One and a half years ago The Danish politician and architect behind the Digital Service Act, DSA, Christel Schaldemose, said in the Danish newspaper Politiken: “It’s almost embarrassing, because I’m also a mother of children who play ‘free’ games. I should have told myself that they pay with their data, but I – probably like many others – never imagined how extensive and frightening it really is,”.
The context was our newly published report: Online Games gamble with children’s data (written by Mie Oehlenschläger, photo, and edited by Pernille Tranberg) that was covered by the Danish newspaper Politiken. The report concluded that children are manipulated into spending money through unethical data and advertisement practices. And we were very happy about the honest and bold statement from the high esteemed politicians who also said that she considered proposing a new EU agency to ensure that digital companies operating at European or global level comply with European law:
“An EU agency could have more muscle than national data protection authorities and it makes sense to keep an eye on companies operating at European or global level at European level,”.

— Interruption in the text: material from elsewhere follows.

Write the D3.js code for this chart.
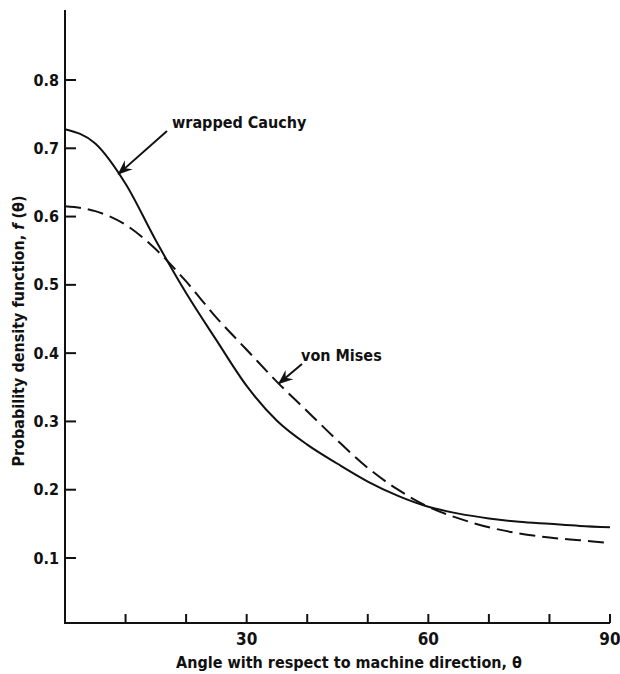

This didn’t happen – and then came the DSA. But the need was certainly there, as suggested by the same newspaper, Politiken, who – on the background of the report – accused “The Danish Data Protection Authority of having lifted a finger”. The data authorities answered that: That’s not true, but the report points to both important problems and good solutions”

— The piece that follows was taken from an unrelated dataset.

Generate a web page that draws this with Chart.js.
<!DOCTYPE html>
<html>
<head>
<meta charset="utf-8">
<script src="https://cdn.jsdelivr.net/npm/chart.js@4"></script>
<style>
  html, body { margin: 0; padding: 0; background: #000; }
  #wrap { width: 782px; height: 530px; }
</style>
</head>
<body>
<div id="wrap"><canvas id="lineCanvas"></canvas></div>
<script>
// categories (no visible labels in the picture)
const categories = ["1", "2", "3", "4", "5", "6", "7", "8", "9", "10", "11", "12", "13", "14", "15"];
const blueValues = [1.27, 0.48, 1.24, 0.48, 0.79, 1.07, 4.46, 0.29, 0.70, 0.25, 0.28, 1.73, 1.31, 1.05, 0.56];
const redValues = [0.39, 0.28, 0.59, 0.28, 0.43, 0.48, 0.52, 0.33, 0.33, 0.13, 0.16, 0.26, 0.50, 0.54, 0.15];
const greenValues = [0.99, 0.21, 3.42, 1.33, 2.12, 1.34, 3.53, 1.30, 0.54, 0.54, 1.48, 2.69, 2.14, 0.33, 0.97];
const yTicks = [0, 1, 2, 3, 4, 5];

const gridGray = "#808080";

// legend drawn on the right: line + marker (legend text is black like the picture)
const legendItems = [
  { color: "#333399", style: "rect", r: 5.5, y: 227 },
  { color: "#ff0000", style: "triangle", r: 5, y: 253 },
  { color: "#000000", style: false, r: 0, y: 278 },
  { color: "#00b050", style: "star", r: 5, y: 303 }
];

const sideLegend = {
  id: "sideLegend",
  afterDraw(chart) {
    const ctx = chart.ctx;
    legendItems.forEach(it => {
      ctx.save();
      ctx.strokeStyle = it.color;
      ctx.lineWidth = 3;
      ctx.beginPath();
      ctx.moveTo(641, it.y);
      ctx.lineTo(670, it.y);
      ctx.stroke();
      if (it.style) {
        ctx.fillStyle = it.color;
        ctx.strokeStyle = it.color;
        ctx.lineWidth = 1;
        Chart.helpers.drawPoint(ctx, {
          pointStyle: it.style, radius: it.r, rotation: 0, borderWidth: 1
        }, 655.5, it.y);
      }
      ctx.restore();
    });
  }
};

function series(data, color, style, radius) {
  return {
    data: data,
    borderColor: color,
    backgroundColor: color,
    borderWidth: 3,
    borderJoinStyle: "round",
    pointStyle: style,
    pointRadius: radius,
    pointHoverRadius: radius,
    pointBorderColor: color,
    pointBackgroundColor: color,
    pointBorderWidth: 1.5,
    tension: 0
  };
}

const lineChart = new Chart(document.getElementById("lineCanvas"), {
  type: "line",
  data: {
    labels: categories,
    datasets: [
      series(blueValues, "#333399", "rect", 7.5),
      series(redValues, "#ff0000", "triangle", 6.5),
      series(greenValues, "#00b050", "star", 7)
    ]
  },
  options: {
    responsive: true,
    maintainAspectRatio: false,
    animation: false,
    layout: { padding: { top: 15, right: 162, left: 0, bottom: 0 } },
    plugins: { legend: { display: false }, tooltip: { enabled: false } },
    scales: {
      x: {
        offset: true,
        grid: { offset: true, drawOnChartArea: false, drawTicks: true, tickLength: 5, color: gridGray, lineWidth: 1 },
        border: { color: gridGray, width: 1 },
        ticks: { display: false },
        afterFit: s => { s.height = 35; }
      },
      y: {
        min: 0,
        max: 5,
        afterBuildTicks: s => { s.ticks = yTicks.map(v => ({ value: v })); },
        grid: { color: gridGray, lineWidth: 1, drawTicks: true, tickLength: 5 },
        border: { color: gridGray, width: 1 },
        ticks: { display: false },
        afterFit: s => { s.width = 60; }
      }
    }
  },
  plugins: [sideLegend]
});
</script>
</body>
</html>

And now finally, the Danish Data authorities made an important move last week when signing the so-called Helsinki declaration. The Helsinki Declaration underlines, among other things, that the protection of children’s data is a special focus area for the Nordic supervisors. The Danish DPA brought in the DataEthics’ report and highlighted gaming as a sector that there should be kept an extra eye on. And now in the Helsinki Declaration it says:
Protection of children’s data is a priority for the Nordic DPAs. The DPAs decided to form an informal working group related to children and online gaming to share information, starting with awareness-raising and thereafter identifying possibilities for joint guidance and enforcement actions.

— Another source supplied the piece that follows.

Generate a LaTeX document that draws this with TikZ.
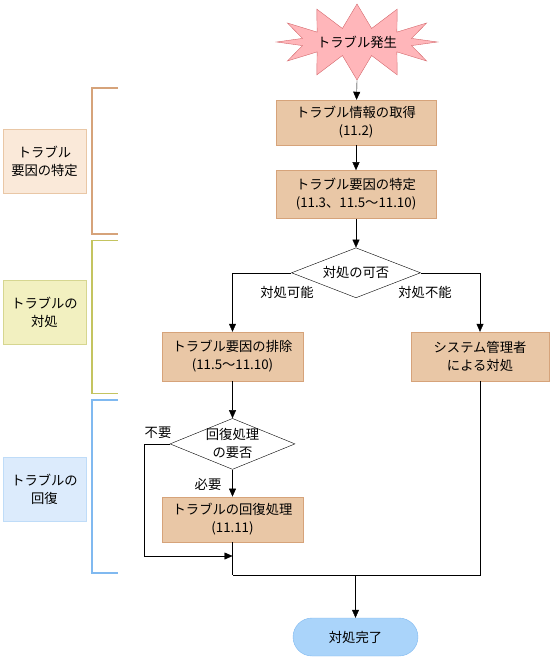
\documentclass[tikz,border=0pt]{standalone}
\usepackage{fontspec}
\setmainfont{Noto Sans CJK JP}
\usepackage{tikz}
\usetikzlibrary{arrows.meta,calc,positioning,shapes.geometric,shapes.symbols}
\definecolor{tanfill}{RGB}{233,199,166}
\definecolor{tanline}{RGB}{214,163,122}
\definecolor{tanpale}{RGB}{250,233,217}
\definecolor{olvfill}{RGB}{242,240,192}
\definecolor{olvline}{RGB}{196,196,96}
\definecolor{bluepale}{RGB}{220,235,252}
\definecolor{blueline}{RGB}{128,185,240}
\definecolor{bluefill}{RGB}{170,212,250}
\definecolor{pinkfill}{RGB}{255,182,186}
\definecolor{pinkline}{RGB}{212,104,108}
\tikzset{every picture/.style={
  >={Triangle[length=8pt,width=7pt]}   % filled arrow heads.
  }
}

\begin{document}
\begin{tikzpicture}[
    x=1pt, y=-1pt,
    font=\fontsize{13.3}{18}\selectfont,
    node distance=0pt,
    pr/.style={
      draw=tanline,
      fill=tanfill,
      minimum width=141pt,
      minimum height=49pt,
      align=center
    },
    dc/.style={
      diamond,
      draw,
      fill=white,
      inner sep=-4pt,
      align=center
    },
    lb/.style={
      minimum width=83pt,
      minimum height=64pt,
      align=center
    },
    tx/.style={inner sep=1pt}]

    \useasboundingbox (0,0) rectangle (553,660);

    % Helper macro for the phase brackets.
    \def\br#1#2#3{ \draw[#1,line width=1.6pt] (118,#2) -| (92,#3) -- (118,#3) }

    % Main flow.
    \node[starburst,starburst points=12,starburst point height=24pt,
      random starburst=0,draw=pinkline,fill=pinkfill,
      minimum width=138pt,minimum height=76pt,inner sep=0pt] (start)
      at (357,42) {トラブル発生};
    \node[pr,minimum width=160pt,minimum height=45pt] (info) at (356,122.5)
      {トラブル情報の取得\\(11.2)};
    \node[pr,minimum width=160pt,minimum height=48pt,below=25pt of info] (cause)
      {トラブル要因の特定\\(11.3、11.5〜11.10)};
    \node[dc,aspect=2.6,minimum width=129pt,minimum height=50pt,
      below=29pt of cause] (judge) {対処の可否};
    \node[pr] (remove) at (232.5,356.5) {トラブル要因の排除\\(11.5〜11.10)};
    \node[pr,minimum width=138pt] (admin) at (480,356.5)
      {システム管理者\\による対処};
    \node[dc,aspect=2.45,minimum width=125pt,minimum height=51pt,
      below=37pt of remove] (recjudge) {回復処理\\の要否};
    \node[pr,minimum height=45pt,below=27pt of recjudge] (rproc)
      {トラブルの回復処理\\(11.11)};
    \node[draw=blueline,fill=bluefill,rounded corners=19pt,minimum width=125pt,
      minimum height=38pt] (done) at (355.5,637) {対処完了};

    % Branch labels.
    \node[tx] (can) at (287,292) {対処可能};
    \node[tx] (cannot) at (425,292) {対処不能};
    \node[tx] (noneed) at (158,433) {不要};
    \node[tx] (need) at (208,484) {必要};

    % Connectors.
    \coordinate (back) at (232.5,556);
    \coordinate (merge) at (232.5,575);
    \draw[->] (start.south) -- (info);
    \draw[->] (info) -- (cause);
    \draw[->] (cause) -- (judge);
    \draw[->] (judge.west) -| (remove.north);
    \draw[->] (judge.east) -| (admin.north);
    \draw[->] (remove) -- (recjudge);
    \draw[->] (recjudge) -- (rproc);
    \draw[->] (recjudge.west) -- ++(-26,0) |- (back);
    \draw (rproc.south) -- (merge);
    \draw (admin.south) |- (merge);
    \draw[->] (merge -| done.north) -- (done.north);

    % Phase brackets and labels.
    \br{tanline}{88}{234};
    \br{olvline}{240.5}{393.5};
    \br{blueline}{400}{573};
    \node[lb,draw=tanfill,fill=tanpale] (ph1) at (44.5,161) {トラブル\\要因の特定};
    \node[lb,draw=olvline!70,fill=olvfill] (ph2) at (44.5,312) {トラブルの\\対処};
    \node[lb,draw=blueline!50,fill=bluepale] (ph3) at (44.5,489) {トラブルの\\回復};

  \end{tikzpicture}
\end{document}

We applaud the Danish Data authorities for their initiative and we look forward to following the work. Both on this and the other important cases they work on such as Google’s unethical and unlawful practices in Danish classrooms.
Also the UK data authority is looking into the topic of children and gaming. Right after our report, Mie Oehlenschläger was invited to a meeting with the Information Commissioner’s Office, ICO, discussing how to regulated the business and how to communicate the challenges to various stakeholders.